-- begin --
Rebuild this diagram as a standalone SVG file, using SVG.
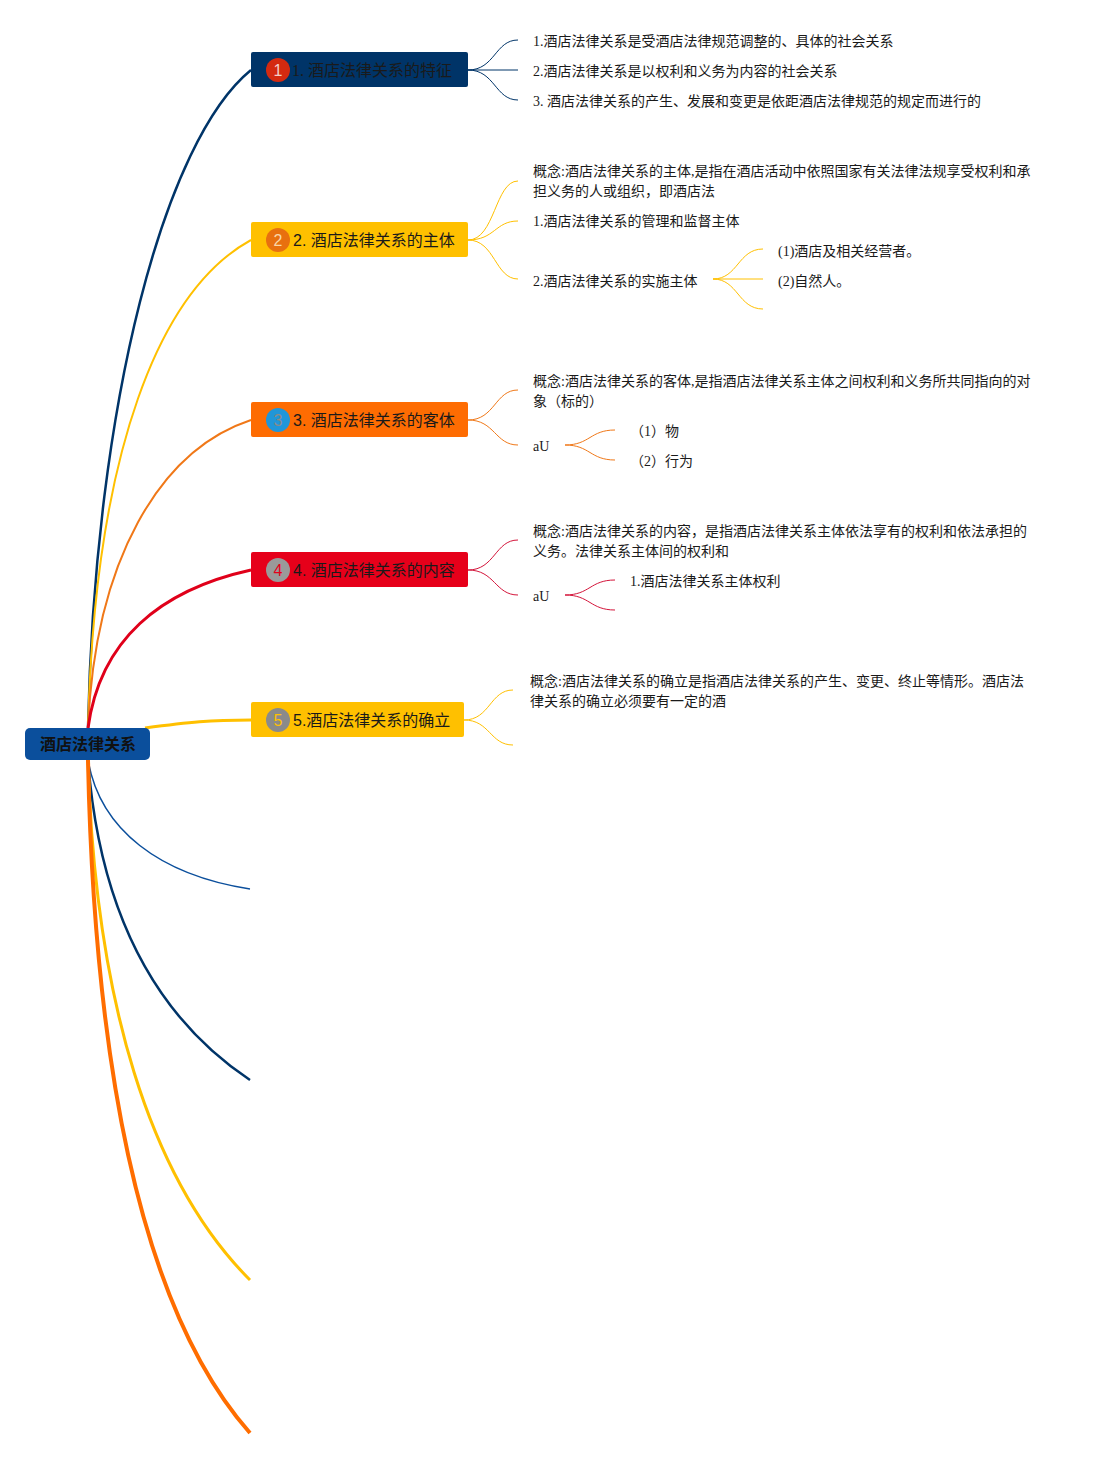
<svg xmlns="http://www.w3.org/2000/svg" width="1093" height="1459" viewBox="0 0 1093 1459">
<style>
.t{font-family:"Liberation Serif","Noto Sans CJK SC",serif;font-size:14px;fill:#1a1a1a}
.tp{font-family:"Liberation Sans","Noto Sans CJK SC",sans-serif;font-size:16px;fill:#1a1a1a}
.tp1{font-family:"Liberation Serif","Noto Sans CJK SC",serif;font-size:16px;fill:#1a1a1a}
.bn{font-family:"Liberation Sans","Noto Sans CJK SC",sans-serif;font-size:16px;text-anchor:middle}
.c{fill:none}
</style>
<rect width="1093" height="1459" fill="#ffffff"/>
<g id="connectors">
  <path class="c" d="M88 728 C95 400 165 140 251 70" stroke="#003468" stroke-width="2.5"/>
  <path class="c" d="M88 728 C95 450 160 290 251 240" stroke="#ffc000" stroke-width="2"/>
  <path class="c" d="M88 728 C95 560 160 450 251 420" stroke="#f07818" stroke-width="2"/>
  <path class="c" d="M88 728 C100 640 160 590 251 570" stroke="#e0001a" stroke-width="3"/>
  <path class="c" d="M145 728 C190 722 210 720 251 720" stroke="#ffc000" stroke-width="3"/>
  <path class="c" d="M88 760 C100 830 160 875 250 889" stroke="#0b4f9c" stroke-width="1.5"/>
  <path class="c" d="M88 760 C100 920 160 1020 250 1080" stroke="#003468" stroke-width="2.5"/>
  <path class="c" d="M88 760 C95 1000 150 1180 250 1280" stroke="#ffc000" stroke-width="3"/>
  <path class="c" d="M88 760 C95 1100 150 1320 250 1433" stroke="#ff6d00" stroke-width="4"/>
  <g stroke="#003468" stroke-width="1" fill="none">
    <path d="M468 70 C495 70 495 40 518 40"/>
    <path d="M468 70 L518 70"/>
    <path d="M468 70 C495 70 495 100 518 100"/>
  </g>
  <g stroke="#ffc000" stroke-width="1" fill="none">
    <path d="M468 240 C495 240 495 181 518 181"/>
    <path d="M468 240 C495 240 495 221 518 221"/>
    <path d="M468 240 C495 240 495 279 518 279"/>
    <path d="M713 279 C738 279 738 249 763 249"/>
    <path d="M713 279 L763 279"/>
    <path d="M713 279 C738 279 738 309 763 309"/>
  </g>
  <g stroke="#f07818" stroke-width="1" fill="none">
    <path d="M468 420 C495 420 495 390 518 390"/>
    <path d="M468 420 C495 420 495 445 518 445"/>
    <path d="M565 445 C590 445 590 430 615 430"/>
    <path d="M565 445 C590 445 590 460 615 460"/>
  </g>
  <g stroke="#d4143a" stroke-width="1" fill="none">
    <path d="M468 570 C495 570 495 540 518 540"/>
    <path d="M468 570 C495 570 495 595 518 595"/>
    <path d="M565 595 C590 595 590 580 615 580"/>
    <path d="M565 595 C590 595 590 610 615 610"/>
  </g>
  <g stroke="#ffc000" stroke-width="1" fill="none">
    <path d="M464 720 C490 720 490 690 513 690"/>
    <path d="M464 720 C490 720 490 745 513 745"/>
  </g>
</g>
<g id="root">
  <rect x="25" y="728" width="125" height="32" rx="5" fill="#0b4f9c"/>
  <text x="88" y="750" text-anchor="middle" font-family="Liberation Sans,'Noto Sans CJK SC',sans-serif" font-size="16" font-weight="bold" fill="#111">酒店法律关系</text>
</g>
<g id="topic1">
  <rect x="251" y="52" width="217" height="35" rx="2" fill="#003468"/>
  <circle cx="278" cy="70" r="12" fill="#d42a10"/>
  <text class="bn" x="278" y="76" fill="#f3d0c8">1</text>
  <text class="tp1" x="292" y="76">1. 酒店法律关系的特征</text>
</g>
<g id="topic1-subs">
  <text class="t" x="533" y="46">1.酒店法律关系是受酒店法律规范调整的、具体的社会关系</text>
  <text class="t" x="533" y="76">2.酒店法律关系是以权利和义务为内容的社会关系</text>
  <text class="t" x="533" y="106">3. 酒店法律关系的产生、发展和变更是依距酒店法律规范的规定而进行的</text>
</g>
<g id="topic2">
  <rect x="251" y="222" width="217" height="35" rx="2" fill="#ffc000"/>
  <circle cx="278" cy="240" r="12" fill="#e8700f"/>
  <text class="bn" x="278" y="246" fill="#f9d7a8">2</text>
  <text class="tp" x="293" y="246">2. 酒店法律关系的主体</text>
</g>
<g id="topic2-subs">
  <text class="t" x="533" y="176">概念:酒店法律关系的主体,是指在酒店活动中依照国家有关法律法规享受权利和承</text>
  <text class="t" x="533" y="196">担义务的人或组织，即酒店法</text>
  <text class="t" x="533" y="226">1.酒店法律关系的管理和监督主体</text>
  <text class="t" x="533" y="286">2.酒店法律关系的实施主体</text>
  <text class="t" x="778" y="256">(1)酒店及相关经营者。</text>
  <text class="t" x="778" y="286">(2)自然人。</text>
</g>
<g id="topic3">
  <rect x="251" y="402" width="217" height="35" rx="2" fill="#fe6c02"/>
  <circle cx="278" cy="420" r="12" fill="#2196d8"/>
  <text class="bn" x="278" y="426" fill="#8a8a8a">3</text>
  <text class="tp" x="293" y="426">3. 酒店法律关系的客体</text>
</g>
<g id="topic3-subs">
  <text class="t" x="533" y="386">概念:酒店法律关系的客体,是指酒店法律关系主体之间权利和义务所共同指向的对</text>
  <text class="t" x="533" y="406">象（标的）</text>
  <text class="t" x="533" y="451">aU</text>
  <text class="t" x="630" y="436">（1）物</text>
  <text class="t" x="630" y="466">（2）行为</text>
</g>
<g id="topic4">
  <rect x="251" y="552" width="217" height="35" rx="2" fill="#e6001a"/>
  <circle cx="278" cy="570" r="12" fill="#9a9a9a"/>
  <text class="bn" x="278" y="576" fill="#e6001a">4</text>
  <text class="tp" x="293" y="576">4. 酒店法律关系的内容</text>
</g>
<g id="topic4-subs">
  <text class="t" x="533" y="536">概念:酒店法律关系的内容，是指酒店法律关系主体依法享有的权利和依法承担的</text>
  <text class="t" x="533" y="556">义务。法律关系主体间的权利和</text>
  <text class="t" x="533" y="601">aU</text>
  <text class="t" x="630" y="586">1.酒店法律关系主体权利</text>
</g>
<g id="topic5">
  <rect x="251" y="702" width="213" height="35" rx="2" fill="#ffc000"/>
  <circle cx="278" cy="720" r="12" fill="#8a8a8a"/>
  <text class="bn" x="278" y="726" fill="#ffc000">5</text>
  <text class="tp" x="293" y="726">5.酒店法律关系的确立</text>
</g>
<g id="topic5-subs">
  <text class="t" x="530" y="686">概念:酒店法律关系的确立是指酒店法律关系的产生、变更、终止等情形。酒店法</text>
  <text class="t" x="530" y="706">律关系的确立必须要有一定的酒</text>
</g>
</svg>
-- end --
Output an exact copy of the material, with the pictures removed.

*EXERCISE OUTPUT*.
Rebuild this diagram as a standalone SVG file, using SVG.
<svg xmlns="http://www.w3.org/2000/svg" width="1093" height="1459" viewBox="0 0 1093 1459">
<style>
.t{font-family:"Liberation Serif","Noto Sans CJK SC",serif;font-size:14px;fill:#1a1a1a}
.tp{font-family:"Liberation Sans","Noto Sans CJK SC",sans-serif;font-size:16px;fill:#1a1a1a}
.tp1{font-family:"Liberation Serif","Noto Sans CJK SC",serif;font-size:16px;fill:#1a1a1a}
.bn{font-family:"Liberation Sans","Noto Sans CJK SC",sans-serif;font-size:16px;text-anchor:middle}
.c{fill:none}
</style>
<rect width="1093" height="1459" fill="#ffffff"/>
<g id="connectors">
  <path class="c" d="M88 728 C95 400 165 140 251 70" stroke="#003468" stroke-width="2.5"/>
  <path class="c" d="M88 728 C95 450 160 290 251 240" stroke="#ffc000" stroke-width="2"/>
  <path class="c" d="M88 728 C95 560 160 450 251 420" stroke="#f07818" stroke-width="2"/>
  <path class="c" d="M88 728 C100 640 160 590 251 570" stroke="#e0001a" stroke-width="3"/>
  <path class="c" d="M145 728 C190 722 210 720 251 720" stroke="#ffc000" stroke-width="3"/>
  <path class="c" d="M88 760 C100 830 160 875 250 889" stroke="#0b4f9c" stroke-width="1.5"/>
  <path class="c" d="M88 760 C100 920 160 1020 250 1080" stroke="#003468" stroke-width="2.5"/>
  <path class="c" d="M88 760 C95 1000 150 1180 250 1280" stroke="#ffc000" stroke-width="3"/>
  <path class="c" d="M88 760 C95 1100 150 1320 250 1433" stroke="#ff6d00" stroke-width="4"/>
  <g stroke="#003468" stroke-width="1" fill="none">
    <path d="M468 70 C495 70 495 40 518 40"/>
    <path d="M468 70 L518 70"/>
    <path d="M468 70 C495 70 495 100 518 100"/>
  </g>
  <g stroke="#ffc000" stroke-width="1" fill="none">
    <path d="M468 240 C495 240 495 181 518 181"/>
    <path d="M468 240 C495 240 495 221 518 221"/>
    <path d="M468 240 C495 240 495 279 518 279"/>
    <path d="M713 279 C738 279 738 249 763 249"/>
    <path d="M713 279 L763 279"/>
    <path d="M713 279 C738 279 738 309 763 309"/>
  </g>
  <g stroke="#f07818" stroke-width="1" fill="none">
    <path d="M468 420 C495 420 495 390 518 390"/>
    <path d="M468 420 C495 420 495 445 518 445"/>
    <path d="M565 445 C590 445 590 430 615 430"/>
    <path d="M565 445 C590 445 590 460 615 460"/>
  </g>
  <g stroke="#d4143a" stroke-width="1" fill="none">
    <path d="M468 570 C495 570 495 540 518 540"/>
    <path d="M468 570 C495 570 495 595 518 595"/>
    <path d="M565 595 C590 595 590 580 615 580"/>
    <path d="M565 595 C590 595 590 610 615 610"/>
  </g>
  <g stroke="#ffc000" stroke-width="1" fill="none">
    <path d="M464 720 C490 720 490 690 513 690"/>
    <path d="M464 720 C490 720 490 745 513 745"/>
  </g>
</g>
<g id="root">
  <rect x="25" y="728" width="125" height="32" rx="5" fill="#0b4f9c"/>
  <text x="88" y="750" text-anchor="middle" font-family="Liberation Sans,'Noto Sans CJK SC',sans-serif" font-size="16" font-weight="bold" fill="#111">酒店法律关系</text>
</g>
<g id="topic1">
  <rect x="251" y="52" width="217" height="35" rx="2" fill="#003468"/>
  <circle cx="278" cy="70" r="12" fill="#d42a10"/>
  <text class="bn" x="278" y="76" fill="#f3d0c8">1</text>
  <text class="tp1" x="292" y="76">1. 酒店法律关系的特征</text>
</g>
<g id="topic1-subs">
  <text class="t" x="533" y="46">1.酒店法律关系是受酒店法律规范调整的、具体的社会关系</text>
  <text class="t" x="533" y="76">2.酒店法律关系是以权利和义务为内容的社会关系</text>
  <text class="t" x="533" y="106">3. 酒店法律关系的产生、发展和变更是依距酒店法律规范的规定而进行的</text>
</g>
<g id="topic2">
  <rect x="251" y="222" width="217" height="35" rx="2" fill="#ffc000"/>
  <circle cx="278" cy="240" r="12" fill="#e8700f"/>
  <text class="bn" x="278" y="246" fill="#f9d7a8">2</text>
  <text class="tp" x="293" y="246">2. 酒店法律关系的主体</text>
</g>
<g id="topic2-subs">
  <text class="t" x="533" y="176">概念:酒店法律关系的主体,是指在酒店活动中依照国家有关法律法规享受权利和承</text>
  <text class="t" x="533" y="196">担义务的人或组织，即酒店法</text>
  <text class="t" x="533" y="226">1.酒店法律关系的管理和监督主体</text>
  <text class="t" x="533" y="286">2.酒店法律关系的实施主体</text>
  <text class="t" x="778" y="256">(1)酒店及相关经营者。</text>
  <text class="t" x="778" y="286">(2)自然人。</text>
</g>
<g id="topic3">
  <rect x="251" y="402" width="217" height="35" rx="2" fill="#fe6c02"/>
  <circle cx="278" cy="420" r="12" fill="#2196d8"/>
  <text class="bn" x="278" y="426" fill="#8a8a8a">3</text>
  <text class="tp" x="293" y="426">3. 酒店法律关系的客体</text>
</g>
<g id="topic3-subs">
  <text class="t" x="533" y="386">概念:酒店法律关系的客体,是指酒店法律关系主体之间权利和义务所共同指向的对</text>
  <text class="t" x="533" y="406">象（标的）</text>
  <text class="t" x="533" y="451">aU</text>
  <text class="t" x="630" y="436">（1）物</text>
  <text class="t" x="630" y="466">（2）行为</text>
</g>
<g id="topic4">
  <rect x="251" y="552" width="217" height="35" rx="2" fill="#e6001a"/>
  <circle cx="278" cy="570" r="12" fill="#9a9a9a"/>
  <text class="bn" x="278" y="576" fill="#e6001a">4</text>
  <text class="tp" x="293" y="576">4. 酒店法律关系的内容</text>
</g>
<g id="topic4-subs">
  <text class="t" x="533" y="536">概念:酒店法律关系的内容，是指酒店法律关系主体依法享有的权利和依法承担的</text>
  <text class="t" x="533" y="556">义务。法律关系主体间的权利和</text>
  <text class="t" x="533" y="601">aU</text>
  <text class="t" x="630" y="586">1.酒店法律关系主体权利</text>
</g>
<g id="topic5">
  <rect x="251" y="702" width="213" height="35" rx="2" fill="#ffc000"/>
  <circle cx="278" cy="720" r="12" fill="#8a8a8a"/>
  <text class="bn" x="278" y="726" fill="#ffc000">5</text>
  <text class="tp" x="293" y="726">5.酒店法律关系的确立</text>
</g>
<g id="topic5-subs">
  <text class="t" x="530" y="686">概念:酒店法律关系的确立是指酒店法律关系的产生、变更、终止等情形。酒店法</text>
  <text class="t" x="530" y="706">律关系的确立必须要有一定的酒</text>
</g>
</svg>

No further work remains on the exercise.